## Data provided
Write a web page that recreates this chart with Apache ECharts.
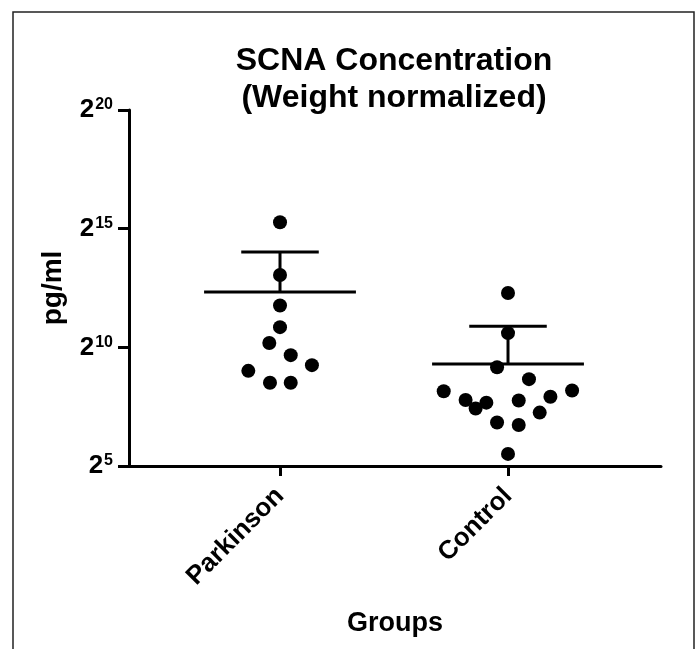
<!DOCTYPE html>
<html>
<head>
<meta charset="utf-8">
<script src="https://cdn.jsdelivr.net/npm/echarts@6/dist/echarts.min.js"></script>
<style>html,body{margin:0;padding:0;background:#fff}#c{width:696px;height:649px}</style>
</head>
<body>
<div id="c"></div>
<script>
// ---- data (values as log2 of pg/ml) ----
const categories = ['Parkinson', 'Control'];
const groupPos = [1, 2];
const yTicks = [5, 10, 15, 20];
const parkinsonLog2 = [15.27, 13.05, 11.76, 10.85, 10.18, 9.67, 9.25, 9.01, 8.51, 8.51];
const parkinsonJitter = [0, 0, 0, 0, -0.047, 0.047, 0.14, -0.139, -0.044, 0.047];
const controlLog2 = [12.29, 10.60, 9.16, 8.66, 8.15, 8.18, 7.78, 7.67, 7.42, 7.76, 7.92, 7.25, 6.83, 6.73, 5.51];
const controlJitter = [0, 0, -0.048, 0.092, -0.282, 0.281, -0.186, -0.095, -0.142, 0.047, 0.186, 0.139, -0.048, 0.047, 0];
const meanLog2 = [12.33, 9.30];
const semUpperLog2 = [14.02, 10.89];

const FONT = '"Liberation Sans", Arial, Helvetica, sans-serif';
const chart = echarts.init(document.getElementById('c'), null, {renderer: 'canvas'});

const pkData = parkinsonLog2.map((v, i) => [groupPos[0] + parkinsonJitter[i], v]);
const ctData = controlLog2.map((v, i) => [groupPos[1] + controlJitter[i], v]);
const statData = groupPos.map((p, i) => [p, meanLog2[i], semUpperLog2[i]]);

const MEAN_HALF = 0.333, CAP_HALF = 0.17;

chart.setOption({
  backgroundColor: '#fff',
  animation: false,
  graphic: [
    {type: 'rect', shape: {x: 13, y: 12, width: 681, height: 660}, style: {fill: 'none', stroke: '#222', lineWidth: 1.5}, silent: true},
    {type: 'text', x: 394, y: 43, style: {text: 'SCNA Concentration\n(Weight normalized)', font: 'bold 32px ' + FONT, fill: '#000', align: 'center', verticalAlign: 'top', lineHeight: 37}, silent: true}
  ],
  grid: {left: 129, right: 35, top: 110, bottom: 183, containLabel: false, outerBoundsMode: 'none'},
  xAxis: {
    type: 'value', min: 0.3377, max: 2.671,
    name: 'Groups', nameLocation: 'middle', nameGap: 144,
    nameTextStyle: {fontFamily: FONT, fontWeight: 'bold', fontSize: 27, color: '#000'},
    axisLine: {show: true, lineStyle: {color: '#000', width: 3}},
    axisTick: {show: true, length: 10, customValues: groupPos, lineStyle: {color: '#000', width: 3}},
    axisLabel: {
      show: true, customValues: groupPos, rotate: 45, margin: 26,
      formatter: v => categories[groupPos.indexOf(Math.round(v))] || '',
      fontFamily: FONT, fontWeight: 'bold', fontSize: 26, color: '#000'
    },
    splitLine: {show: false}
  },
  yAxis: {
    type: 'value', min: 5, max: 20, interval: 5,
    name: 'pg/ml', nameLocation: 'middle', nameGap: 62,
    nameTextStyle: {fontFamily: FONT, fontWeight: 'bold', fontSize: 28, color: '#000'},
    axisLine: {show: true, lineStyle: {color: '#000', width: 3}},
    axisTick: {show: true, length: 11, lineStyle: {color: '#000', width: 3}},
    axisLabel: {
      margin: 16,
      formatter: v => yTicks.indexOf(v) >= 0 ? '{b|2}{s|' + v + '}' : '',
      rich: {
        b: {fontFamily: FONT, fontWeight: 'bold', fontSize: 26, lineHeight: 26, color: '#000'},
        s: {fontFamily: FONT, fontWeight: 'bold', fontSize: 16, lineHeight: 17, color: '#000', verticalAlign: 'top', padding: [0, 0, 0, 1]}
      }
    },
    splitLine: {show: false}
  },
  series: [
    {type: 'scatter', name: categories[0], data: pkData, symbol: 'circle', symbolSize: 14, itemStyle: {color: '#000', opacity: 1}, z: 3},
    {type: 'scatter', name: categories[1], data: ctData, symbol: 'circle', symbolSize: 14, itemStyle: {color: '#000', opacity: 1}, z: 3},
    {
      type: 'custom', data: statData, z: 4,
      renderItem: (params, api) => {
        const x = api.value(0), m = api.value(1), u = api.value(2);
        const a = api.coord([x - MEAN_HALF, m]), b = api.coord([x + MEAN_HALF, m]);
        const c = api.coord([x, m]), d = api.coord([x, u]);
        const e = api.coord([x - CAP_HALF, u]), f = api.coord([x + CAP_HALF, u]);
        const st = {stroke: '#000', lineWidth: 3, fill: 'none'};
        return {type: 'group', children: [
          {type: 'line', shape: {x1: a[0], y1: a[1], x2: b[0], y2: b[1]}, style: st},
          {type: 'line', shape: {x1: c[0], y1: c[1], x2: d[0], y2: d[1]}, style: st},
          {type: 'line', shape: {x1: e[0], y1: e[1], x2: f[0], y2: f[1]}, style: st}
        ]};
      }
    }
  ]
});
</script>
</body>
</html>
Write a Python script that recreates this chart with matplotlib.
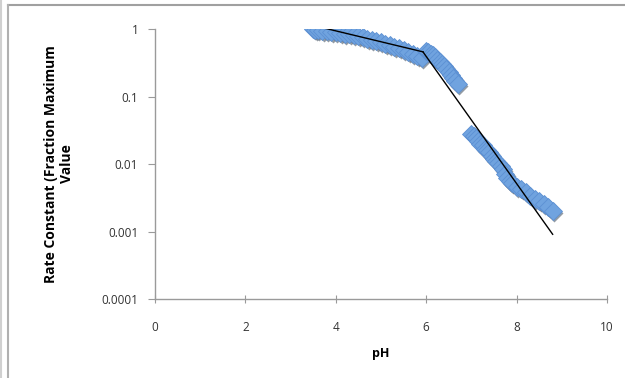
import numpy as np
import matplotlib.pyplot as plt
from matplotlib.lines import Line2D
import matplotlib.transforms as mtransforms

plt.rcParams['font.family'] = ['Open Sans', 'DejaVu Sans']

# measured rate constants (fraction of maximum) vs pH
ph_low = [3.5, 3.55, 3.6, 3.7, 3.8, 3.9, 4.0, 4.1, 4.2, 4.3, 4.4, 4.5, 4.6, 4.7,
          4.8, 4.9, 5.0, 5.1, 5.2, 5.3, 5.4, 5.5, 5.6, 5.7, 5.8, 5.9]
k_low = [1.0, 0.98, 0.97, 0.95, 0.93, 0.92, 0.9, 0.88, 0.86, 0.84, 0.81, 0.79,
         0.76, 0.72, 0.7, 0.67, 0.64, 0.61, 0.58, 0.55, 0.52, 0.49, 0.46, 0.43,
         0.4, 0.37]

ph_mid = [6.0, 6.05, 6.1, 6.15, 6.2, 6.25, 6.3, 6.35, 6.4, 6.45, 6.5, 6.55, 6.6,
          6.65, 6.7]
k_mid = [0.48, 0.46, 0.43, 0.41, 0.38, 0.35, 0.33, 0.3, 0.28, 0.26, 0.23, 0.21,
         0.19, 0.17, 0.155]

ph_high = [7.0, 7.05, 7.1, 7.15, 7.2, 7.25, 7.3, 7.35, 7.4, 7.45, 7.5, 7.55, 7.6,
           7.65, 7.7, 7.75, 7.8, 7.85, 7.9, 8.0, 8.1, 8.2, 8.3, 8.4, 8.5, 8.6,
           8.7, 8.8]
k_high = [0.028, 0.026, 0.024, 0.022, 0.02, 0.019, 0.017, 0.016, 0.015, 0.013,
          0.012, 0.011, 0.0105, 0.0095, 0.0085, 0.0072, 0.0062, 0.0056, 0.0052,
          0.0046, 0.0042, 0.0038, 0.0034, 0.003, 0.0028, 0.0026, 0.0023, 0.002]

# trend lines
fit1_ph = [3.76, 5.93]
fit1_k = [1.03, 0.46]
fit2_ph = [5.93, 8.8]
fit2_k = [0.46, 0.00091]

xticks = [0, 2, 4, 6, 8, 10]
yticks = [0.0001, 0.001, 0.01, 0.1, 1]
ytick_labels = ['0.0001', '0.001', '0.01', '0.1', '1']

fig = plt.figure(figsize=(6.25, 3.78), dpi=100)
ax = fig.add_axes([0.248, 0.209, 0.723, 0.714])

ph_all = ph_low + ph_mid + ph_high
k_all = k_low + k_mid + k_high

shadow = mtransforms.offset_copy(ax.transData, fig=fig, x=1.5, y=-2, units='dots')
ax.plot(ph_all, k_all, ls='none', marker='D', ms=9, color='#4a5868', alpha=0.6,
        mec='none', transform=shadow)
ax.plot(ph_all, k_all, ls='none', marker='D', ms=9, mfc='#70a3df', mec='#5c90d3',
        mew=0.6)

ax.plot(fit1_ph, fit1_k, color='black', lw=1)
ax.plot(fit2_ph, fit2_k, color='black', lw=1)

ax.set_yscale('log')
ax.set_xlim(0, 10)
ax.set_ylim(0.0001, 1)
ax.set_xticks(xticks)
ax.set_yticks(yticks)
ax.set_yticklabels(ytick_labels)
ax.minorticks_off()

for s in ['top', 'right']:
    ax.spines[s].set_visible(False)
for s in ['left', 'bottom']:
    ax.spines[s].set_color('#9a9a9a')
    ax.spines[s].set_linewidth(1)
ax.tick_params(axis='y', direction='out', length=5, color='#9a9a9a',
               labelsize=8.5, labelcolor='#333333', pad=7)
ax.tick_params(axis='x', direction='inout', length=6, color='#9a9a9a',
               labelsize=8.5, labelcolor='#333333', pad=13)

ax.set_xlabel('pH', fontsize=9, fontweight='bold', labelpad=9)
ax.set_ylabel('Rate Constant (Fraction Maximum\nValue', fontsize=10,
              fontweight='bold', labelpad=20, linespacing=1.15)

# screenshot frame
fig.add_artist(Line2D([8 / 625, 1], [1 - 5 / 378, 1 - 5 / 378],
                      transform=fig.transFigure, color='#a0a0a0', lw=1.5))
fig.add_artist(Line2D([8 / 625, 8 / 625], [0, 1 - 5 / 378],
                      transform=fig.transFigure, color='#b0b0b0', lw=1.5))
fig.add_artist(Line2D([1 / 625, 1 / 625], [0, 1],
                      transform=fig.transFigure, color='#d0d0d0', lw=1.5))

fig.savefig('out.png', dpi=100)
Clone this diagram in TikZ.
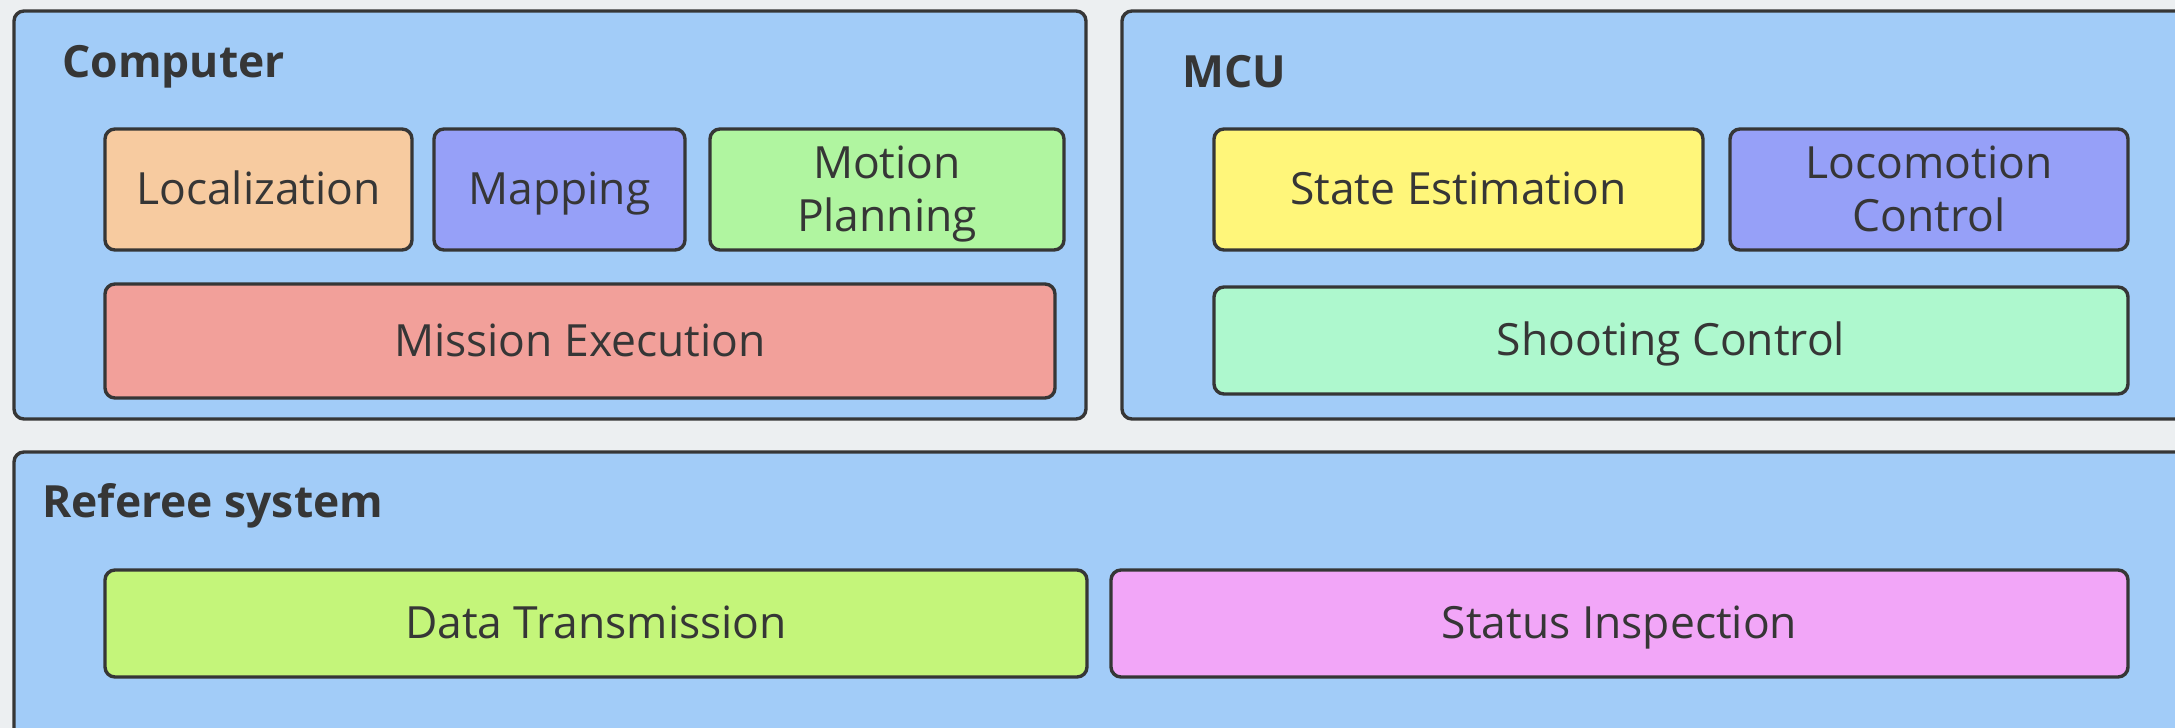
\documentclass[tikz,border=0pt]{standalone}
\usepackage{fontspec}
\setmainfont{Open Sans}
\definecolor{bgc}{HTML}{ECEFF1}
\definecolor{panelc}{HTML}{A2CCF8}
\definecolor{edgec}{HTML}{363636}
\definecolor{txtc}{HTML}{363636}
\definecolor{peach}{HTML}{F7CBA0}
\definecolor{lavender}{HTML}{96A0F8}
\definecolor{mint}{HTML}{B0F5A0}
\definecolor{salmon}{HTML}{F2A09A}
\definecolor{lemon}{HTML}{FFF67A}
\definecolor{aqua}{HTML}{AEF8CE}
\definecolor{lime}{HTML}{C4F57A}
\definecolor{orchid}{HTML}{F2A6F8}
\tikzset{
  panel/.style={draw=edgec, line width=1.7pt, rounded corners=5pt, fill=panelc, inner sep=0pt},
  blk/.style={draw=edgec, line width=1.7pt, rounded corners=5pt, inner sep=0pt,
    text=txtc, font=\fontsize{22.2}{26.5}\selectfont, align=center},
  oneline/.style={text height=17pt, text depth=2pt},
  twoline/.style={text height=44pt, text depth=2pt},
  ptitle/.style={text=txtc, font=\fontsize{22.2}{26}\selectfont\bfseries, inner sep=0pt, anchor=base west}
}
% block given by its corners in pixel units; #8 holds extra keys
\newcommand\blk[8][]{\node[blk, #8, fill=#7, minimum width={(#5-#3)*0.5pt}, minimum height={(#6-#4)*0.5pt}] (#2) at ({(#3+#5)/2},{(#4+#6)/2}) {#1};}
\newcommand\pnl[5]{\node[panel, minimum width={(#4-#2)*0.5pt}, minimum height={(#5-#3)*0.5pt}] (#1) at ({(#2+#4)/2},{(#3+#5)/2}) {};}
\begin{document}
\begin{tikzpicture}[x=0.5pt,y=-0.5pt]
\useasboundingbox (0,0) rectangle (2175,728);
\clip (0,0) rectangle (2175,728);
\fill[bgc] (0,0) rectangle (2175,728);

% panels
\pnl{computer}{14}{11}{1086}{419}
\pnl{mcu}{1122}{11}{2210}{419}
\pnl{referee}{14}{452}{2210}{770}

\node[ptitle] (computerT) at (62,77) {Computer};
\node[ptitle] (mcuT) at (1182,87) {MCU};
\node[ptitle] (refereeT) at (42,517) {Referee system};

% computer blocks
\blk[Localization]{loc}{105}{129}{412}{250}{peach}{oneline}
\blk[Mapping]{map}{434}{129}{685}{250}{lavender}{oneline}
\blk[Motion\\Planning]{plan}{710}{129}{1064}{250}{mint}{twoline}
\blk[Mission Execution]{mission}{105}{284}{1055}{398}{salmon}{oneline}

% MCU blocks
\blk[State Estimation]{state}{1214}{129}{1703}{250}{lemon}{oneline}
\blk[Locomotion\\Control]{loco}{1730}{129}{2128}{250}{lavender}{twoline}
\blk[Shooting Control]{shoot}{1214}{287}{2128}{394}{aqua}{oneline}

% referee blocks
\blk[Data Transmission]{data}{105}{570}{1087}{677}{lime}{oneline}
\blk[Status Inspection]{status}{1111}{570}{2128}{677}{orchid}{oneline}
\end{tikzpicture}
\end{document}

## Stated goal
Say how many lines of the data include the string "Write". Nothing other than the number should be given.

## Finished task
2